5. On the interrupts ... we have keyboard, ADC, serial-in, ADC-timer ... two aren't used - the other timer (serial baud) and serial output. Serial output appears to be polled. I don't think there are any real issues here, I just need to figure out how to translate the whole priority side of things and make sure the behaviour of the various registers is the same.

Lee.

TheDefpom:
I am genuinely impressed by your project, and I thought I was doing well decoding the ADC a few years ago in one of my first YouTube videos whilst fault checking a 8842A

essele:
Thanks DefPom ... I'm actually really enjoying this, it's a throwback to some assembly stuff I did when I was 16 (and that was a very long time ago!)

I've just done the first performance tests and things are actually looking reasonable. I've recreated the code that does the power line frequency checks, so it's pretty simple and doesn't really involve any complex instructions, so optimising further may well be a bit of a challenge. However...

As I mentioned above the code goes into a tight loop incrementing a register pair until the power line signal changes, so I'm assuming this is timing the 'off-time' of the  'freq ref' line from the power supply, so the number increases as the frequency decreases.

The firmware looks for the following (if I'm reading it correctly):

1. If it's less than 0x200, then we assume 400Hz supply.
2. If it's more than 0x470, then we assume 50Hz supply ... I assume this would actually be the 55Hz point, well that's what I would use.
3. Otherwise it's 60Hz.

Bearing in mind I'm on a 50Hz supply at the moment, I can only currently read the 50Hz value, but I've extrapolated based on that, and I get the following:

For 50Hz I get a value of 0x578, with optimise for speed, I get 0x5c8.
For 60Hz that extrapolates to 0x48e, and 0x4d1 with optimisation ... so this would miss and be assumed at 50Hz.
For 400Hz it would be 0xAF, or 0xB9 with optimisation.

So it's actually pretty close ... obviously you would want to be well inside the values to have some margin to play with, but whilst it means that this bit may not function it shows me that the emulator is actually running at a reasonable speed. I may well have to resort to cycle counting to have a better estimate of what the actual Z8 values would work out to be ... I can then look to see if I can further optimise .. but that's a job for later.

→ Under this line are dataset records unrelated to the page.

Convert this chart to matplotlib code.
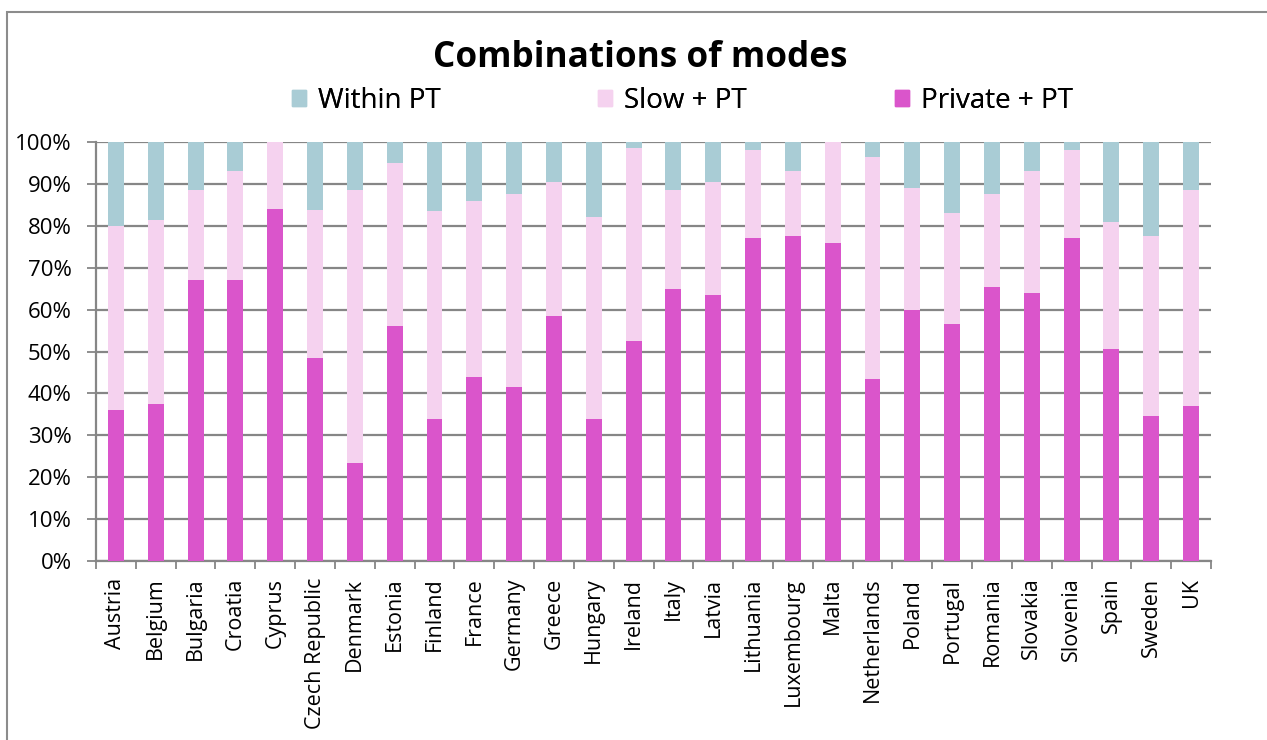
import matplotlib
matplotlib.use("Agg")
import matplotlib.pyplot as plt
from matplotlib.patches import Rectangle
from matplotlib.ticker import FixedLocator, FuncFormatter
import numpy as np

countries = ["Austria", "Belgium", "Bulgaria", "Croatia", "Cyprus", "Czech Republic",
             "Denmark", "Estonia", "Finland", "France", "Germany", "Greece", "Hungary",
             "Ireland", "Italy", "Latvia", "Lithuania", "Luxembourg", "Malta",
             "Netherlands", "Poland", "Portugal", "Romania", "Slovakia", "Slovenia",
             "Spain", "Sweden", "UK"]
private_pt = [36.0, 37.5, 67.0, 67.0, 84.0, 48.5, 23.5, 56.0, 34.0, 44.0, 41.5, 58.5, 34.0,
              52.5, 65.0, 63.5, 77.0, 77.5, 76.0, 43.5, 60.0, 56.5, 65.5, 64.0, 77.0,
              50.5, 34.5, 37.0]
slow_pt = [44.0, 44.0, 21.5, 26.0, 16.0, 35.2, 65.0, 39.0, 49.5, 42.0, 46.0, 32.0, 48.0,
           46.0, 23.5, 27.0, 21.0, 15.5, 24.0, 53.0, 29.0, 26.5, 22.0, 29.0, 21.0,
           30.5, 43.0, 51.5]
within_pt = [20.0, 18.5, 11.5, 7.0, 0.0, 16.3, 11.5, 5.0, 16.5, 14.0, 12.5, 9.5, 18.0,
             1.5, 11.5, 9.5, 2.0, 7.0, 0.0, 3.5, 11.0, 17.0, 12.5, 7.0, 2.0,
             19.0, 22.5, 11.5]
yticks = [0, 10, 20, 30, 40, 50, 60, 70, 80, 90, 100]

c_private = "#DA55CB"
c_slow = "#F5D2EF"
c_within = "#A9CCD5"
grid_c = "#868686"

FONT = ["Open Sans", "DejaVu Sans"]
plt.rcParams["font.family"] = FONT

W, H = 1267, 740
fig = plt.figure(figsize=(W / 100, H / 100), dpi=100)
fig.patch.set_facecolor("white")

ax = fig.add_axes([96 / W, 1 - 561 / H, (1211 - 96) / W, (561 - 142) / H])
x = np.arange(len(countries))
p = np.array(private_pt)
s = np.array(slow_pt)
w = np.array(within_pt)
bw = 0.4
ax.bar(x, p, bw, color=c_private, zorder=3)
ax.bar(x, s, bw, bottom=p, color=c_slow, zorder=3)
ax.bar(x, w, bw, bottom=p + s, color=c_within, zorder=3)

ax.set_xlim(-0.5, len(countries) - 0.5)
ax.set_ylim(0, 100)
ax.yaxis.set_major_locator(FixedLocator(yticks))
ax.yaxis.set_major_formatter(FuncFormatter(lambda v, _: f"{int(v)}%"))
ax.grid(axis="y", color=grid_c, linewidth=1.6, zorder=0)
ax.set_axisbelow(True)

ax.set_xticks(x)
ax.set_xticklabels(countries, rotation=90, fontsize=15.5)
ax.xaxis.set_minor_locator(FixedLocator(np.arange(-0.5, len(countries), 1)))
ax.tick_params(axis="x", which="major", length=0, pad=12)
ax.tick_params(axis="x", which="minor", length=6, width=1.3, color=grid_c)
ax.tick_params(axis="y", length=6.5, width=1.3, color=grid_c, labelsize=16, pad=11)
for sp in ["top", "right"]:
    ax.spines[sp].set_visible(False)
for sp in ["left", "bottom"]:
    ax.spines[sp].set_color(grid_c)
    ax.spines[sp].set_linewidth(1.6)

fig.text(640 / W, 1 - 58 / H, "Combinations of modes", ha="center", va="center",
         fontsize=25.3, fontweight="bold")

labels = ["Within PT", "Slow + PT", "Private + PT"]
colors = [c_within, c_slow, c_private]
lx = [292, 598, 895]
for lab, col, xx in zip(labels, colors, lx):
    leg = fig.legend(handles=[Rectangle((0, 0), 1, 1, color=col)], labels=[lab],
                     loc="center left", bbox_to_anchor=(xx / W, 1 - 101 / H),
                     frameon=False, fontsize=20, handlelength=0.52, handleheight=0.52,
                     handletextpad=0.43, borderpad=0, borderaxespad=0)
    fig.add_artist(leg)

frame = Rectangle((7 / W, -0.1), 1.2, 1.1 - 12 / H + 0.0, transform=fig.transFigure,
                  fill=False, edgecolor="#8c8c8c", linewidth=1.5)
fig.patches.append(frame)

fig.savefig("out.png", dpi=100)
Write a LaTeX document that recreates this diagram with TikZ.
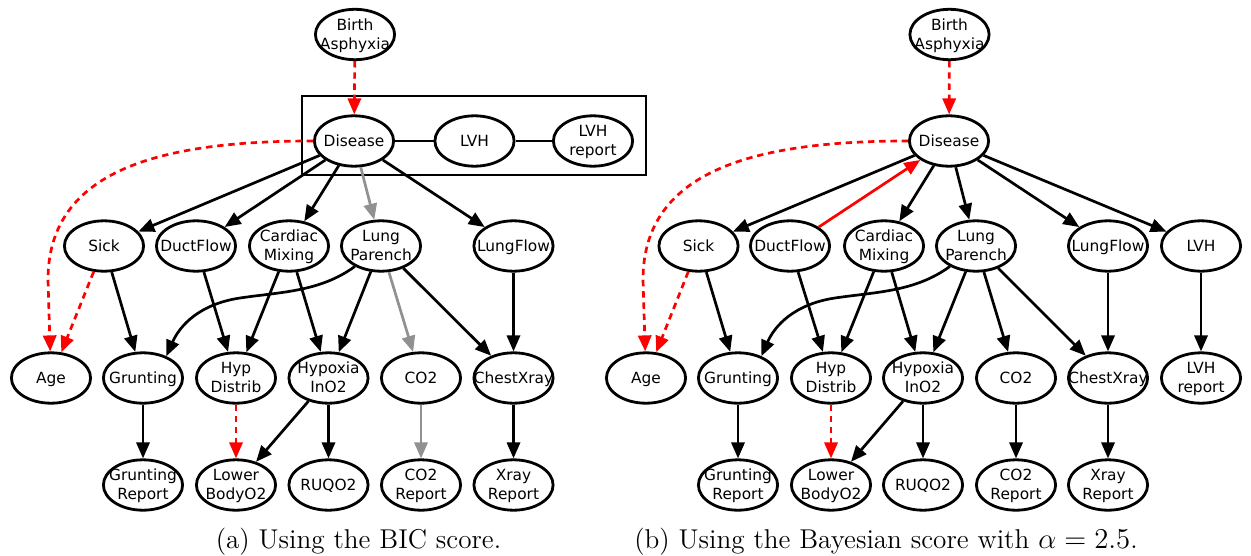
\documentclass[tikz,border=0pt]{standalone}
\usepackage{fontspec}
\newfontfamily\dejavu{DejaVu Sans}
\usetikzlibrary{arrows.meta,shapes.geometric}
\definecolor{edgegray}{RGB}{145,145,145}
\newcommand\ntx[1]{\raisebox{-2.8pt}[0pt][0pt]{\makebox[0pt]{\begin{tabular}{@{}c@{}}#1\end{tabular}}}}
\begin{document}
\begin{tikzpicture}[x=0.5pt,y=-0.5pt,
  ell/.style={shape=ellipse, draw, line width=1.4pt, minimum width=39.6pt, minimum height=25.2pt,
    inner sep=0pt, font=\dejavu\fontsize{7.7}{9.5}\selectfont},
  arr/.style={line width=1.35pt, -{Triangle[length=8pt,width=6.6pt]}},
  garr/.style={arr, draw=edgegray},
  rdash/.style={arr, draw=red, dash pattern=on 3.2pt off 2.4pt},
  rarr/.style={arr, draw=red},
  und/.style={line width=1.35pt},
  boxst/.style={line width=1.4pt},
  captext/.style={anchor=base, font=\fontsize{13.6}{15}\selectfont}
]
\useasboundingbox (0,0) rectangle (1251,556);

% ---------------- (a) ----------------
\draw[boxst] (302,96) rectangle (646,175);
\node[ell] (aBA) at (355,34.5) {\ntx{Birth\\Asphyxia}};
\node[ell] (aD) at (354,141) {\ntx{Disease}};
\node[ell] (aLVH) at (474.5,141) {\ntx{LVH}};
\node[ell] (aLVHr) at (593,141) {\ntx{LVH\\report}};
\node[ell] (aSick) at (104,246) {\ntx{Sick}};
\node[ell] (aDuct) at (196,246) {\ntx{DuctFlow}};
\node[ell] (aCard) at (289,246) {\ntx{Cardiac\\Mixing}};
\node[ell] (aLung) at (381,246) {\ntx{Lung\\Parench}};
\node[ell] (aLF) at (513.5,246) {\ntx{LungFlow}};
\node[ell] (aAge) at (51,378) {\ntx{Age}};
\node[ell] (aGrun) at (143,378) {\ntx{Grunting}};
\node[ell] (aHyp) at (236,378) {\ntx{Hyp\\Distrib}};
\node[ell] (aHox) at (328.5,378) {\ntx{Hypoxia\\InO2}};
\node[ell] (aCO) at (421,378) {\ntx{CO2}};
\node[ell] (aCX) at (513.5,378) {\ntx{ChestXray}};
\node[ell] (aGR) at (143,485) {\ntx{Grunting\\Report}};
\node[ell] (aLB) at (236,485) {\ntx{Lower\\BodyO2}};
\node[ell] (aRUQ) at (328.5,485) {\ntx{RUQO2}};
\node[ell] (aCOR) at (421,485) {\ntx{CO2\\Report}};
\node[ell] (aXR) at (513.5,485) {\ntx{Xray\\Report}};

\draw[rdash] (aBA) -- (aD);
\draw[und] (aD) -- (aLVH);
\draw[und] (aLVH) -- (aLVHr);
\draw[arr] (aD) -- (aSick);
\draw[arr] (aD) -- (aDuct);
\draw[arr] (aD) -- (aCard);
\draw[garr] (aD) -- (aLung);
\draw[arr] (aD) -- (aLF);
\draw[rdash] (aD.west) .. controls +(-153,0) and (48,170) .. (48,280) -- (aAge);
\draw[rdash] (aSick) -- (aAge);
\draw[arr] (aSick) -- (aGrun);
\draw[arr] (aDuct) -- (aHyp);
\draw[arr] (aCard) -- (aHyp);
\draw[arr] (aCard) -- (aHox);
\draw[arr] (aLung.218) .. controls (320,292) and (280,292) .. (240,298) .. controls (200,304) and (180,325) .. (aGrun.43);
\draw[arr] (aLung) -- (aHox);
\draw[garr] (aLung) -- (aCO);
\draw[arr] (aLung) -- (aCX);
\draw[arr] (aLF) -- (aCX);
\draw[arr] (aGrun) -- (aGR);
\draw[rdash] (aHyp) -- (aLB);
\draw[arr] (aHox) -- (aLB);
\draw[arr] (aHox) -- (aRUQ);
\draw[garr] (aCO) -- (aCOR);
\draw[arr] (aCX) -- (aXR);

\node[captext] (capa) at (358.5,548) {(a) Using the BIC score.};

% ---------------- (b) ----------------
\node[ell] (bBA) at (949.5,34.5) {\ntx{Birth\\Asphyxia}};
\node[ell] (bD) at (949,141) {\ntx{Disease}};
\node[ell] (bSick) at (698.5,246) {\ntx{Sick}};
\node[ell] (bDuct) at (790,246) {\ntx{DuctFlow}};
\node[ell] (bCard) at (884,246) {\ntx{Cardiac\\Mixing}};
\node[ell] (bLung) at (976,246) {\ntx{Lung\\Parench}};
\node[ell] (bLF) at (1108,246) {\ntx{LungFlow}};
\node[ell] (bLVH) at (1201,246) {\ntx{LVH}};
\node[ell] (bAge) at (646,378) {\ntx{Age}};
\node[ell] (bGrun) at (738,378) {\ntx{Grunting}};
\node[ell] (bHyp) at (831,378) {\ntx{Hyp\\Distrib}};
\node[ell] (bHox) at (923,378) {\ntx{Hypoxia\\InO2}};
\node[ell] (bCO) at (1016,378) {\ntx{CO2}};
\node[ell] (bCX) at (1108,378) {\ntx{ChestXray}};
\node[ell] (bLVHr) at (1201,378) {\ntx{LVH\\report}};
\node[ell] (bGR) at (738,485) {\ntx{Grunting\\Report}};
\node[ell] (bLB) at (831,485) {\ntx{Lower\\BodyO2}};
\node[ell] (bRUQ) at (923,485) {\ntx{RUQO2}};
\node[ell] (bCOR) at (1016,485) {\ntx{CO2\\Report}};
\node[ell] (bXR) at (1108,485) {\ntx{Xray\\Report}};

\draw[rdash] (bBA) -- (bD);
\draw[arr] (bD) -- (bSick);
\draw[arr] (bD) -- (bCard);
\draw[arr] (bD) -- (bLung);
\draw[arr] (bD) -- (bLF);
\draw[arr] (bD) -- (bLVH);
\draw[rarr] (bDuct) -- (bD);
\draw[rdash] (bD.west) .. controls +(-153,0) and (643,170) .. (643,280) -- (bAge);
\draw[rdash] (bSick) -- (bAge);
\draw[arr] (bSick) -- (bGrun);
\draw[arr] (bDuct) -- (bHyp);
\draw[arr] (bCard) -- (bHyp);
\draw[arr] (bCard) -- (bHox);
\draw[arr] (bLung.218) .. controls (915,292) and (875,292) .. (835,298) .. controls (795,304) and (775,325) .. (bGrun.43);
\draw[arr] (bLung) -- (bHox);
\draw[arr] (bLung) -- (bCO);
\draw[arr] (bLung) -- (bCX);
\draw[arr] (bLF) -- (bCX);
\draw[arr] (bLVH) -- (bLVHr);
\draw[arr] (bGrun) -- (bGR);
\draw[rdash] (bHyp) -- (bLB);
\draw[arr] (bHox) -- (bLB);
\draw[arr] (bHox) -- (bRUQ);
\draw[arr] (bCO) -- (bCOR);
\draw[arr] (bCX) -- (bXR);

\node[captext] (capb) at (886,548) {(b) Using the Bayesian score with $\alpha = 2.5$.};
\end{tikzpicture}
\end{document}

The other thing is that it proves that my external port access to port20 is working ... and that was just two lines of code!

EDIT: I'm a muppet ... I've just been trying to work out the actual cycle count and realised that actually the emulator is running faster than the original Z8 ... it's bloody obvious because my numbers are bigger than the expected ones, therefore I manage to go around the loop a few more times! That's really good news, it's much easier to slow it down ;-).

So the Z8 manages to go round this loop in 128 clock cycles (8Mhz), therefore it can do it 62500 times a second. I'm managing 70000 and 74000 depending of whether I'm optimised for speed! So it looks like I'm between 12% and 18% faster ... these are simple instructions though, I'm sure once we're in to some of the maths ones with loads of flags this won't hold.

essele:
I've now implemented the extended bus timing (but only for reads, since it's only needed for the ADC reads), the datasheet was actually correct, I was mixing clock cycles, machine cycles and the various other cycles they seems to have made up for the Z8.

I can read the 5 values from the ADC and they all come back and seem to be 6 bit values which is a good sign ... the actual values are a bit questionable, but I'm currently not reading them straight after the interrupt, so they could be a mix of samples or values mid-sample. I've got a plan for the interrupt mechanism and I'll use this as the first test.

I was looking again at the performance numbers ... actually I think I had misunderstood the performance of the Z8 and it's four times slower than I had thought...

The external clock (8MHz) is divided by 2 to give you the internal clock (obviously now 4Mhz), then the instruction 'cycle counts' seem to be "timing states" which pretty much seem to take 2 clock cycles each anyway (although some of the timing diagrams show it as 3.) So that actually means that an instruction taking 10 cycles on the Z8 is really 40 cycles at 8Mhz, which then gives us 240 cycles on the 48Mhz ARM to emulate the same behaviour.

This is born out by the tight loop for power line frequency detecting ... that was a 32 'cycle' loop (INCW, TM, JR), but actually working it through assuming I was right about my 55Hz cut-off we had 62500 iterations per second, which equates to 128 cycles at 8Mhz per iteration, so for 32 'cycles' on the Z8 that means it's effectively divide-by-4. So it's really a 2MHz CPU.

I've figured out a nice way of handling interrupts that doesn't require me to check something each cycle, and I think I've worked out how to map the various interrupt request, mask, and status lines.

I still need to work out how to deal with the Z8 reset line ... it's a normal GPIO for the PSoC, but since there's the potential for getting stuck with interrupts disabled I don't really want to handle it as a normal IRQ ... I think the watchdog reset might have potential here. I will also experiment with using another pin wired directly to the PSoC reset line, that way taking that pin low should reset the device, I can then optionally internally connect that pin to the Z8 reset line to give a configurable reset (experiments to follow -- not sure how often this is actually used during normal operation, presumably it's just an error condition.)

So next steps...

1. Interrupt mechanism + mapping interrupt registers.
2. Finish off the port configuration registers (inc. serial and timer configs.)
3. A debug exception mechanism for handling illegal instructions and register configs I don't deal with (external stack for example.)
4. Mechanism for timing instructions to see how close to the Z8 we can get.

Then I should be on to actual firmware testing -- exciting.

If it works then I think it will be worth building a board to try to extract the internal firmware from the Z8 so that we can get at the different versions, I only have v2.3 for the 8840, and I've got a working Z8 and EPROM that seems to be v2.5 that I'd love to extract.